Provided records start
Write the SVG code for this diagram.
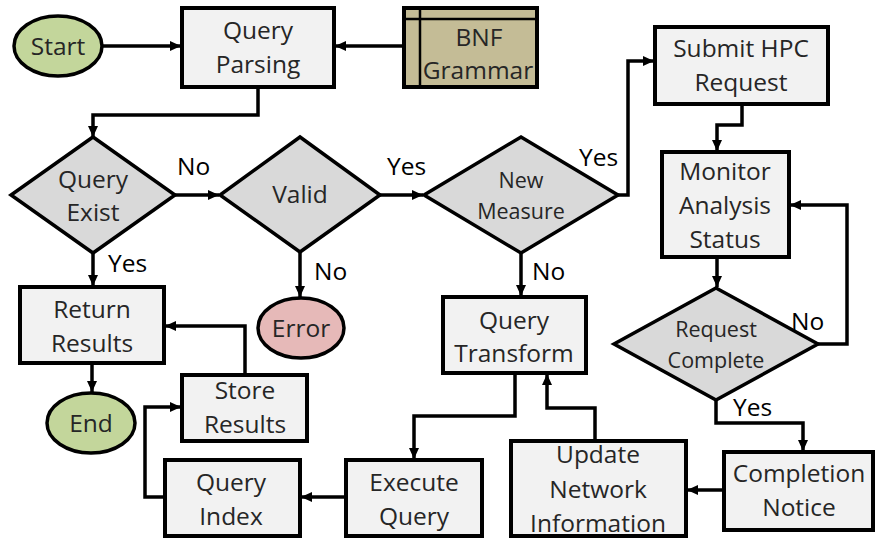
Provided records end
Provided records start
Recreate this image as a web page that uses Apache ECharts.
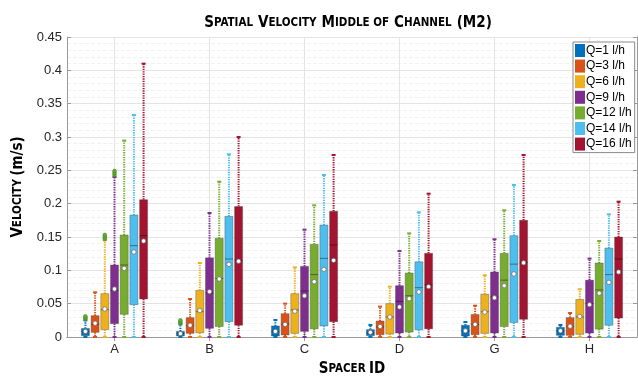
Provided records end
Provided records start
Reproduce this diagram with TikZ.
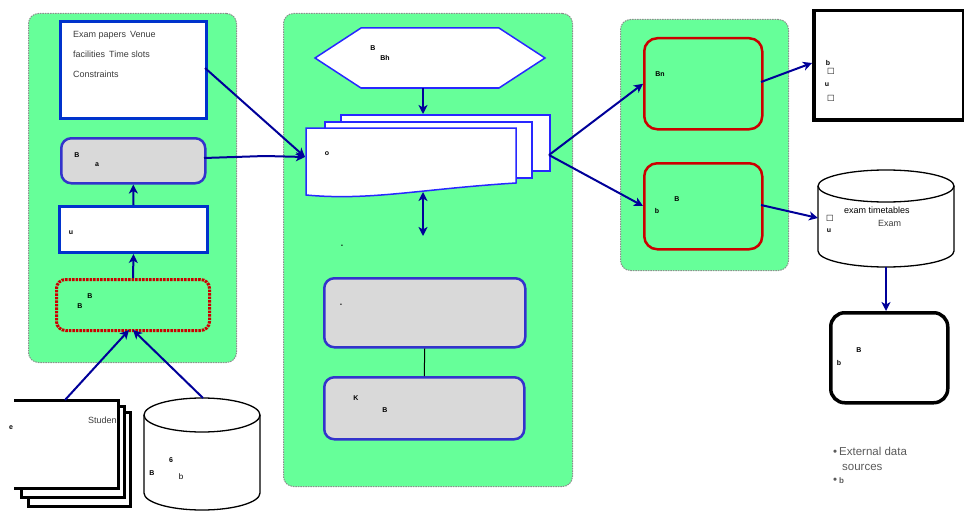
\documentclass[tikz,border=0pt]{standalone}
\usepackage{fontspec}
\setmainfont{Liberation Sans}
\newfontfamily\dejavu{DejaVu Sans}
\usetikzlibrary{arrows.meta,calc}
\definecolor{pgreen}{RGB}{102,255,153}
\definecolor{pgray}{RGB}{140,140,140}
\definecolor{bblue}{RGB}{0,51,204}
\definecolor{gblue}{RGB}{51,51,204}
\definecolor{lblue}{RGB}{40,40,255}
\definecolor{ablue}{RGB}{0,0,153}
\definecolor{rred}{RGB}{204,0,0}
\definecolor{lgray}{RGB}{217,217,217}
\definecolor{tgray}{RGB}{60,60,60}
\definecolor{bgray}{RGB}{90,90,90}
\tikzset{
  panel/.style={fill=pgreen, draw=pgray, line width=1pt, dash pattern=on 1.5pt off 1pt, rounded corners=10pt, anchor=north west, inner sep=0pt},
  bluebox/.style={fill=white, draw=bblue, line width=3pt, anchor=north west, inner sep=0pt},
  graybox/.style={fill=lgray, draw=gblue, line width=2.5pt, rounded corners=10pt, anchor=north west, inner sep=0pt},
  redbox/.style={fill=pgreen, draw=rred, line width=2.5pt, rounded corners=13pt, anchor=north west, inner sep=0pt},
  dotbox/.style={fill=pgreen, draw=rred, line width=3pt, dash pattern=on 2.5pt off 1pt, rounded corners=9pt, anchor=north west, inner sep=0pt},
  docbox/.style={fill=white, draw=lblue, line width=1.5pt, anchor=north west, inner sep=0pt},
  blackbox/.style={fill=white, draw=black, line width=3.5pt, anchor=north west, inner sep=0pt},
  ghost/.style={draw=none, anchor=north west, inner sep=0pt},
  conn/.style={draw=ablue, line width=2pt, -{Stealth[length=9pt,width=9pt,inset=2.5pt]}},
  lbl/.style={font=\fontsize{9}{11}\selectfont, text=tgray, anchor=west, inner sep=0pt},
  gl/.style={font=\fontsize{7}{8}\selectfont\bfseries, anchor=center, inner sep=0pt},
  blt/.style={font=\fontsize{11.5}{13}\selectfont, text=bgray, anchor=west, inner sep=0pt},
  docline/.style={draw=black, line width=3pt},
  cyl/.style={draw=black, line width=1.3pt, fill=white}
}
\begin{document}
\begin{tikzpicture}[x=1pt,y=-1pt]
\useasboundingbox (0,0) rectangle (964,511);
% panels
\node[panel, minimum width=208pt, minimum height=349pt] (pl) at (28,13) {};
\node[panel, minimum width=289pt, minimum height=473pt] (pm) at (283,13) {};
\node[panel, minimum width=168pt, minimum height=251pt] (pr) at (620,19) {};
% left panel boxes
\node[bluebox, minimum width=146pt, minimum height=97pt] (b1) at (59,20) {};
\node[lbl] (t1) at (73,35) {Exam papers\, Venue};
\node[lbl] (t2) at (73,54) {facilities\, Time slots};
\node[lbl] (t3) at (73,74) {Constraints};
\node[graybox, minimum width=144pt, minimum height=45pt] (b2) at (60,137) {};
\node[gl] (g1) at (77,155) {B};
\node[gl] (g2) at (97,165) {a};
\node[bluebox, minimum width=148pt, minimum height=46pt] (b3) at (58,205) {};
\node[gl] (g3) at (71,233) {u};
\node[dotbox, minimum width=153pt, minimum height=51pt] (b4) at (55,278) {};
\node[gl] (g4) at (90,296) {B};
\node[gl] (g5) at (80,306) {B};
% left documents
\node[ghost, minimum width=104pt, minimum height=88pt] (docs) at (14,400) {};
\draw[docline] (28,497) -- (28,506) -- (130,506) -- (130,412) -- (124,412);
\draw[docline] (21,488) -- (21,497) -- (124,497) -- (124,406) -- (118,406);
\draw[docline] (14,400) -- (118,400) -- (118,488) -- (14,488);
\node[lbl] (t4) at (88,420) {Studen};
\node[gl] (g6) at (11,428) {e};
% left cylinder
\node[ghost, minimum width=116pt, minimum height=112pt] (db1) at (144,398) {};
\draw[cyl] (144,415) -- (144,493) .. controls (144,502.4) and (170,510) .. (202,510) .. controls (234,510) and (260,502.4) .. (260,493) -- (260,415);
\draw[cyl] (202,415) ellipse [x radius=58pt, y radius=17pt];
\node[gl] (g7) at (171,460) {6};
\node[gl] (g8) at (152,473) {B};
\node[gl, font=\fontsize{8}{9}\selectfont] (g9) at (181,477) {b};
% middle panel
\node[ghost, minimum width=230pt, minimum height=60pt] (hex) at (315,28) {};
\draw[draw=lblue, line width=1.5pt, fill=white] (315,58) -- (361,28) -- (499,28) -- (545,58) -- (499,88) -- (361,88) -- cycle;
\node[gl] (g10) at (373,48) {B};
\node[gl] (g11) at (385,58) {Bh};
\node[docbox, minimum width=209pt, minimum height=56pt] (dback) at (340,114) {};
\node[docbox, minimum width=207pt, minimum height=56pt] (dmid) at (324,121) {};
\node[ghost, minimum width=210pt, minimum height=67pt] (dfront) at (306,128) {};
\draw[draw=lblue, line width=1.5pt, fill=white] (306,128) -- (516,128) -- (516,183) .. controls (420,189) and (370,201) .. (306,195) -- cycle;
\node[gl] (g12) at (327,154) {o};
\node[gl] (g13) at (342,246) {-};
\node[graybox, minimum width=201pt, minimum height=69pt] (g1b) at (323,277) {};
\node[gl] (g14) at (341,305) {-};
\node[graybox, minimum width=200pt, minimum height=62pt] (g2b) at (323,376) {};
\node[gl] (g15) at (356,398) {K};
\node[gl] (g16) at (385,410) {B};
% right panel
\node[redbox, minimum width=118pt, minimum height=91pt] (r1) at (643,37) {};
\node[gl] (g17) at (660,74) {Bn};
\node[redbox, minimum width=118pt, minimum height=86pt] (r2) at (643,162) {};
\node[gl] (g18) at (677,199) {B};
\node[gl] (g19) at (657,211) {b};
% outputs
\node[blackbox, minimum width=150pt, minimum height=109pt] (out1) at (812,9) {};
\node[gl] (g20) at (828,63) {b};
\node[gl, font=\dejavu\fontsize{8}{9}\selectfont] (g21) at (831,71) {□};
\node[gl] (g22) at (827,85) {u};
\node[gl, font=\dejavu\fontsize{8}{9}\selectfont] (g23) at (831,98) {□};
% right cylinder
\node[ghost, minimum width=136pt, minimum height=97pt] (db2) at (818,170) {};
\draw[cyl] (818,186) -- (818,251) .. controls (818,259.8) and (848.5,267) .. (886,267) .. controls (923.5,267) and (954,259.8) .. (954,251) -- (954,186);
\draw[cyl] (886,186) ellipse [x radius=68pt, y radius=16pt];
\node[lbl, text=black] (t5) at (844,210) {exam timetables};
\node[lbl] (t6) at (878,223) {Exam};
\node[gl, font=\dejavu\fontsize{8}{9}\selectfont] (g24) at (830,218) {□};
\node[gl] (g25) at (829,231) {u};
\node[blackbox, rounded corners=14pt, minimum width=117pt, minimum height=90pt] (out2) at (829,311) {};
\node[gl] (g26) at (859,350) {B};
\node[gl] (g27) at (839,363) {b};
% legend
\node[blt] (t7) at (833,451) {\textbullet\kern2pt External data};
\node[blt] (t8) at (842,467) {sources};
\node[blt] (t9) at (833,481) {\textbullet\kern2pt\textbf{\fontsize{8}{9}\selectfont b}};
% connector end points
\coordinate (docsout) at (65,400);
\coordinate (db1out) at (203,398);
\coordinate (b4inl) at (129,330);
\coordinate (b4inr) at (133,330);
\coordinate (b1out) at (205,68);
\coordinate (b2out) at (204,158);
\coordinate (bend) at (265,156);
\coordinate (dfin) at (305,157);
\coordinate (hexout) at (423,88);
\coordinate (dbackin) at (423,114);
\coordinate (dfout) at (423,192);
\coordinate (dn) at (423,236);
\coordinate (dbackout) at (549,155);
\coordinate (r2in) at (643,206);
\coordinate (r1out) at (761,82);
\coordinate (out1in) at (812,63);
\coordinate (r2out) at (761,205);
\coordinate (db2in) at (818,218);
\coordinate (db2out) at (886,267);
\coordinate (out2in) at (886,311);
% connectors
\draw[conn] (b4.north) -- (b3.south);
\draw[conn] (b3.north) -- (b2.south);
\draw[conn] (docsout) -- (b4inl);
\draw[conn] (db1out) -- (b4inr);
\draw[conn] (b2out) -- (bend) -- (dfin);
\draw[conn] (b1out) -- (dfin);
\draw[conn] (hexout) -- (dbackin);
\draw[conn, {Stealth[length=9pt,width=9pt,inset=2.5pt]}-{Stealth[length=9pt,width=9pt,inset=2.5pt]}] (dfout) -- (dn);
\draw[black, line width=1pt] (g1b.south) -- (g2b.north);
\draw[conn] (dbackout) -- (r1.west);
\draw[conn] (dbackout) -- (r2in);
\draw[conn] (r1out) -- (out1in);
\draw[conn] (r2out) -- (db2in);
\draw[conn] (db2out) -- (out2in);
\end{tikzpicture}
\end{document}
Provided records end
* Job:
Extract lines where the string "this" occurs.

* Exercise answer:
Write the SVG code for this diagram.
Recreate this image as a web page that uses Apache ECharts.
Reproduce this diagram with TikZ.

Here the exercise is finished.